Wally Stott: Skyways

When I was quite young, my father used to take me down to Renfrew Airport, which until 1966 was the ‘domestic’ airport for Glasgow. It was often a Saturday afternoon treat.  I can remember once going to see a friend off on a flight to Orkney. In those days the passengers were allowed to walk on the tarmac and onto the waiting planes.  I was fascinated by the noise, the man with the batons directing the planes into the bays and the little cargo carriers scooting about with the luggage. After my friend boarded we were safely ensconced in the then relatively new terminal building cafeteria sipping orange juice and Golden Wonder crisps, waving to the departing plane.

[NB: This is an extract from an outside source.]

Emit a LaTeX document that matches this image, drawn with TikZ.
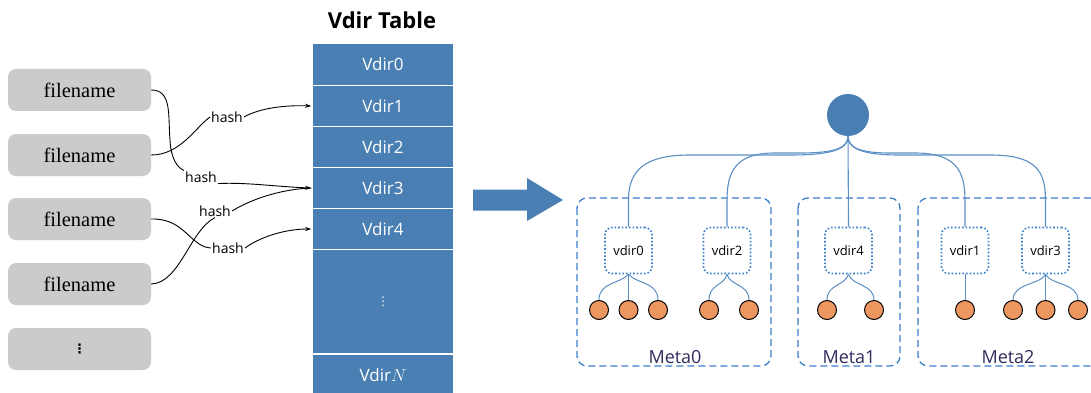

I often wonder what aircraft flew from Renfrew at that time: there were certainly some DC10s on the short hops to Campbeltown and Belfast. My friend, I recall, had a BEA shoulder bag: I was really envious of this. By the time I first flew they had stopped giving bags away. Occasionally, my father would take me to Prestwick which was at that time the International Airport for Scotland. It was exciting to watch the transatlantic airliners taking off for New York Idelwild (JFK). At that time, for me, the Big Apple could have been a million miles away.

Wally Stott’s Skyways (c.1962) evokes the excitement of air travel in the early1960s. It is a striking and powerful piece of music with a big romantic tune accompanied by swirling harps and bells and whistles. The middle eight has music that is a little more up tempo suggesting Stateside rather than the Scottish Isles.  I imagine that this piece of music would have been used as the score for documentaries and newsreels featuring air travel.